The British East India Company made some use of gallivats. For instance, in 1773 the Bombay Dockyard built the Hawke, a gallivat, for the Bengal Pilot service.[4] Earlier, in 1759, the Bombay Marine, the EIC's naval arm, had 13 "galivats", six at Bombay and seven at Surat.[Note 1] Each had a crew consisting of two Europeans, some two to six "Christian topasses", and 14 to 20 lascars. They carried from five to seven guns of unspecified size.[5] In 1754, the largest galivat, the Sharke, of 38 tons (bm), had a crew of six Europeans, six Christian topasses, 20 lascars, and 16 soldiers. She was armed with one 3-pounder gun and six 2-pounder guns. The smallest galivat was the Swift, of 15 tons (bm). She had a crew of two Europeans, 14 lascars, and 11 soldiers. She was armed with one 1-pounder gun, and four ½-pounder guns (possibly swivel guns).[6] A listing of Sidhi vessels seized by the EIC and held at Surat in 1759 gives the names of seven galivats. The largest, the Manzul, had a length of 44 feet, a breadth of 17 feet, and a hold depth of 4 feet. The length and breadth measurements translate into a burthen of 52 tons (bm). The smallest galivat, the Ram Chand, had a length of 29 feet, a breadth, of 13 feet, a hold depth of 4 feet, yielding a burthen of 19 tons (bm).[7]

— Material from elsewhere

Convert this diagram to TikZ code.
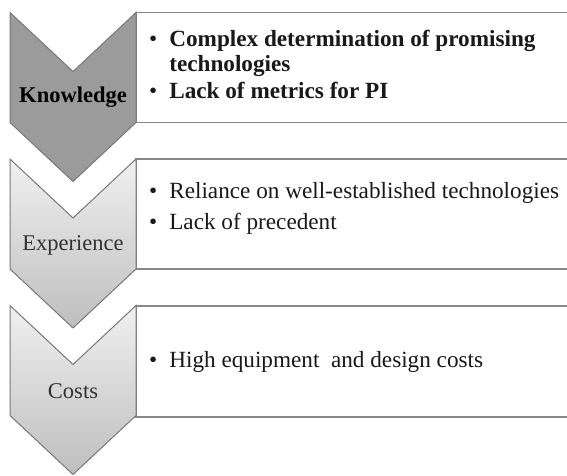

A galivat that the EIC captured in 1775 measured 84 feet in length, and 24 feet in breadth, which yields a burthen of 213 tons (bm). She had a single, forward-raked mast, and 24 oars, and carried ten 6-pounder guns.[8] This would seem to be at the upper end of the size for a galivat, and represent a vessel more in the range of sizes for a grab.

Notes, citations and references

  1. The six at Bombay were: Dolphin, Sharke, Tyger, Munsury, Yacobkhany, and Swift. The seven at Surqat were: Squirrel, Kaither Bux, Nasary, Lively's Prize, Kaither Madut, Munsury, Fly, and Swallow.[5]

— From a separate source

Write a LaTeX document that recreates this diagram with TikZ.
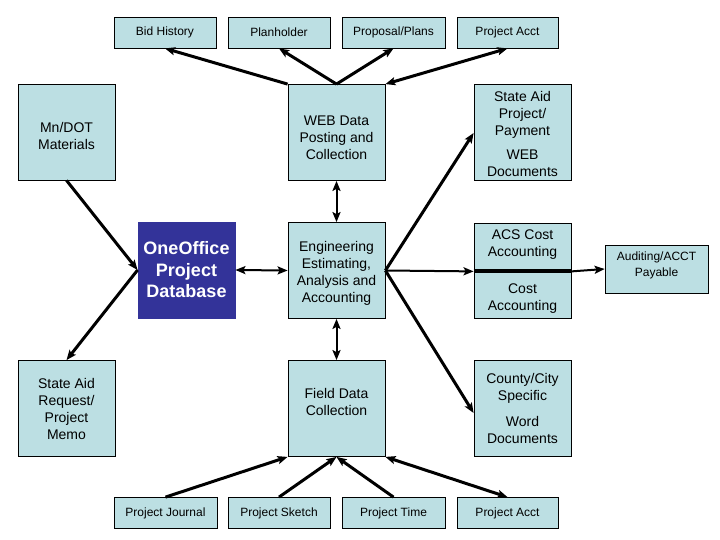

  1. Yule & Burnel (1886), pp.361-3.
  2. Sutton (2010), p.49.
  3. Hackman (2001), p.85.
  4. Hackman (2001), p.339.
  5. 5.0 5.1 Gazetteer of the Bombay Presidency, Vol. 26, Part 3, p. 224. (Government Central Press, 1894).

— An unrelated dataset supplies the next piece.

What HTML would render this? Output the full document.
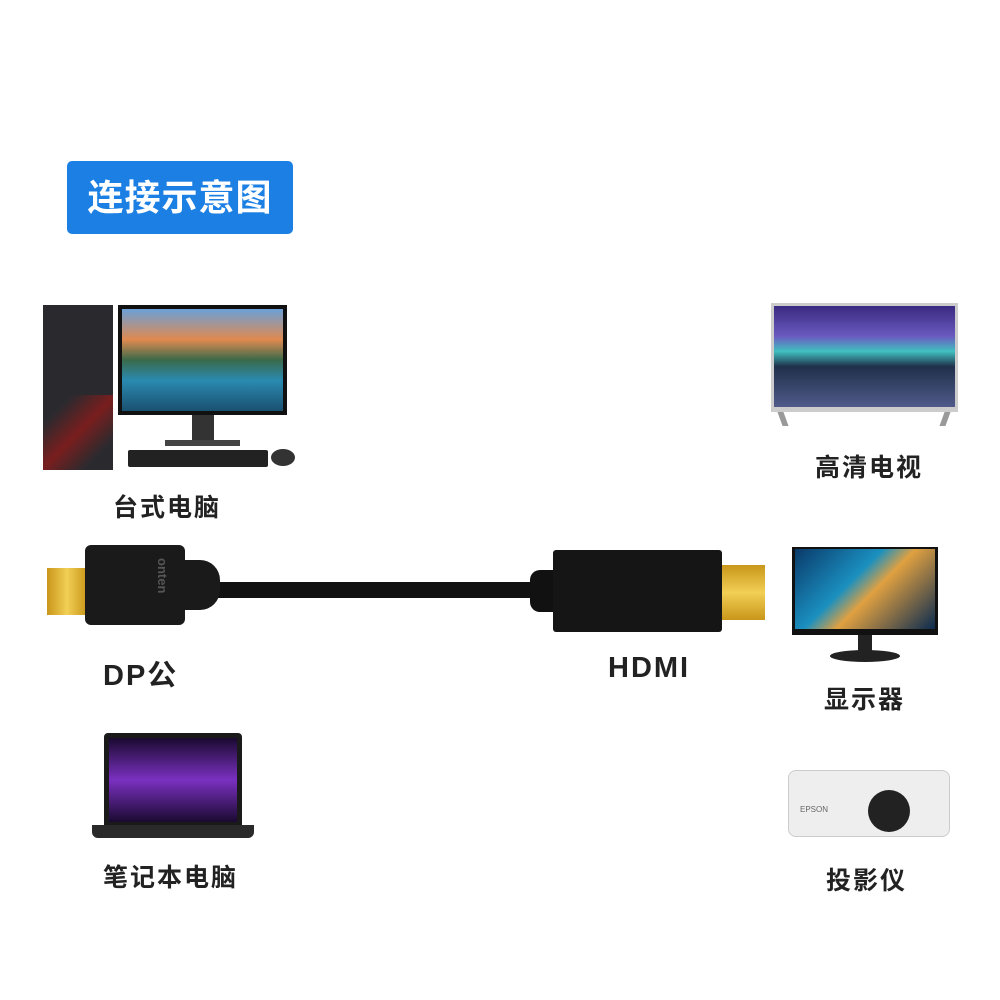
<!DOCTYPE html>
<html><head><meta charset="utf-8"><style>
html,body{margin:0;padding:0;background:#fff;}
body{width:1000px;height:1000px;position:relative;overflow:hidden;font-family:"Liberation Sans","Noto Sans CJK SC",sans-serif;}
.a{position:absolute;}
.lbl{position:absolute;font-size:25px;font-weight:bold;color:#222;letter-spacing:2px;white-space:nowrap;}
</style></head><body>
<div class="a" style="left:67px;top:161px;width:226px;height:73px;background:#1c7fe3;border-radius:5px;color:#fff;font-size:36px;font-weight:bold;line-height:73px;text-align:center;letter-spacing:1px;">连接示意图</div>

<!-- desktop -->
<div class="a" style="left:43px;top:305px;width:70px;height:165px;background:#2a2a2e;"></div>
<div class="a" style="left:43px;top:395px;width:70px;height:75px;background:linear-gradient(135deg,#2a2a2e 20%,#7a1e1e 50%,#2a2a2e 80%);"></div>
<div class="a" style="left:118px;top:305px;width:169px;height:110px;background:#111;"></div>
<div class="a" style="left:122px;top:309px;width:161px;height:102px;background:linear-gradient(180deg,#6aa0d8 0%,#e08a50 30%,#3a6a4a 50%,#2a8ab0 70%,#1a5070 100%);"></div>
<div class="a" style="left:192px;top:415px;width:22px;height:28px;background:#333;"></div>
<div class="a" style="left:165px;top:440px;width:75px;height:6px;background:#444;"></div>
<div class="a" style="left:128px;top:450px;width:140px;height:17px;background:#222;border-radius:2px;"></div>
<div class="a" style="left:271px;top:449px;width:24px;height:17px;background:#333;border-radius:50%;"></div>
<div class="lbl" style="left:113px;top:488px;">台式电脑</div>

<!-- TV -->
<div class="a" style="left:771px;top:303px;width:187px;height:109px;background:#ccc;"></div>
<div class="a" style="left:774px;top:306px;width:181px;height:101px;background:linear-gradient(180deg,#3a2a80 0%,#6a5ac0 30%,#40c0c0 45%,#20304a 60%,#505a8a 100%);"></div>
<div class="a" style="left:780px;top:412px;width:6px;height:14px;background:#999;transform:skewX(20deg);"></div>
<div class="a" style="left:942px;top:412px;width:6px;height:14px;background:#999;transform:skewX(-20deg);"></div>
<div class="lbl" style="left:815px;top:448px;">高清电视</div>

<!-- cable -->
<div class="a" style="left:210px;top:582px;width:330px;height:16px;background:#111;border-radius:8px;"></div>
<div class="a" style="left:47px;top:568px;width:40px;height:47px;background:linear-gradient(90deg,#c8961a,#f2cf55,#c8961a);"></div>
<div class="a" style="left:85px;top:545px;width:100px;height:80px;background:#1a1a1a;border-radius:6px;"></div>
<div class="a" style="left:180px;top:560px;width:40px;height:50px;background:#1a1a1a;border-radius:0 20px 20px 0;"></div>
<div class="a" style="left:140px;top:558px;width:30px;height:56px;color:#555;font-size:13px;font-weight:bold;writing-mode:vertical-rl;">onten</div>
<div class="a" style="left:530px;top:570px;width:30px;height:42px;background:#111;border-radius:10px 0 0 10px;"></div>
<div class="a" style="left:553px;top:550px;width:169px;height:82px;background:#151515;border-radius:3px;"></div>
<div class="a" style="left:722px;top:565px;width:43px;height:55px;background:linear-gradient(180deg,#c8961a,#f2cf55,#c8961a);"></div>
<div class="lbl" style="left:103px;top:652px;font-size:29px;">DP公</div>
<div class="lbl" style="left:608px;top:652px;font-size:29px;">HDMI</div>

<!-- monitor -->
<div class="a" style="left:792px;top:547px;width:146px;height:88px;background:#111;"></div>
<div class="a" style="left:795px;top:549px;width:140px;height:80px;background:linear-gradient(135deg,#0a3a6a,#1a90c0 40%,#e0a040 55%,#0a2a50);"></div>
<div class="a" style="left:858px;top:635px;width:14px;height:18px;background:#222;"></div>
<div class="a" style="left:830px;top:650px;width:70px;height:12px;background:#222;border-radius:50%;"></div>
<div class="lbl" style="left:824px;top:680px;">显示器</div>

<!-- laptop -->
<div class="a" style="left:104px;top:733px;width:138px;height:92px;background:#1a1a1a;border-radius:4px 4px 0 0;"></div>
<div class="a" style="left:109px;top:738px;width:128px;height:84px;background:linear-gradient(180deg,#1a0a30,#7a30c0 50%,#1a0a30);"></div>
<div class="a" style="left:92px;top:825px;width:162px;height:13px;background:#2a2a2a;border-radius:0 0 6px 6px;"></div>
<div class="lbl" style="left:103px;top:858px;">笔记本电脑</div>

<!-- projector -->
<div class="a" style="left:788px;top:770px;width:160px;height:65px;background:#eee;border:1px solid #ccc;border-radius:8px;"></div>
<div class="a" style="left:868px;top:790px;width:42px;height:42px;background:#222;border-radius:50%;"></div>
<div class="a" style="left:800px;top:805px;color:#666;font-size:8px;">EPSON</div>
<div class="lbl" style="left:826px;top:861px;">投影仪</div>
</body></html>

  6. Gazetteer of the Bombay Presidency, Vol. 26, Part 3, p. 220. (Government Central Press, 1894).
  7. Barendse (2009), p.392.
  8. United Service Magazine, Vol. 140, (1876), p.307.
  • Barendses, Rene J. (2009) Arabian Seas, 1700 - 1763. (BRILL). ISBN 978-9004176584
  • Hackman, Rowan (2001) Ships of the East India Company. (Gravesend, Kent: World Ship Society). ISBN 0-905617-96-7
  • Sutton, Jean (2010) The East India Company's Maritime Service, 1746-1834: Masters of the Eastern Seas. (Boydell & Brewer). ISBN 978-1843835837
  • Yule, Sir Henry, & Arthur Coke Burnell (1886) Hobson-Jobson: Being a Glossary of Anglo-Indian Colloquial Words and Phrases, and of Kindred Terms: Etymological, Historical, Geographical, and Discursive. (J. Murray).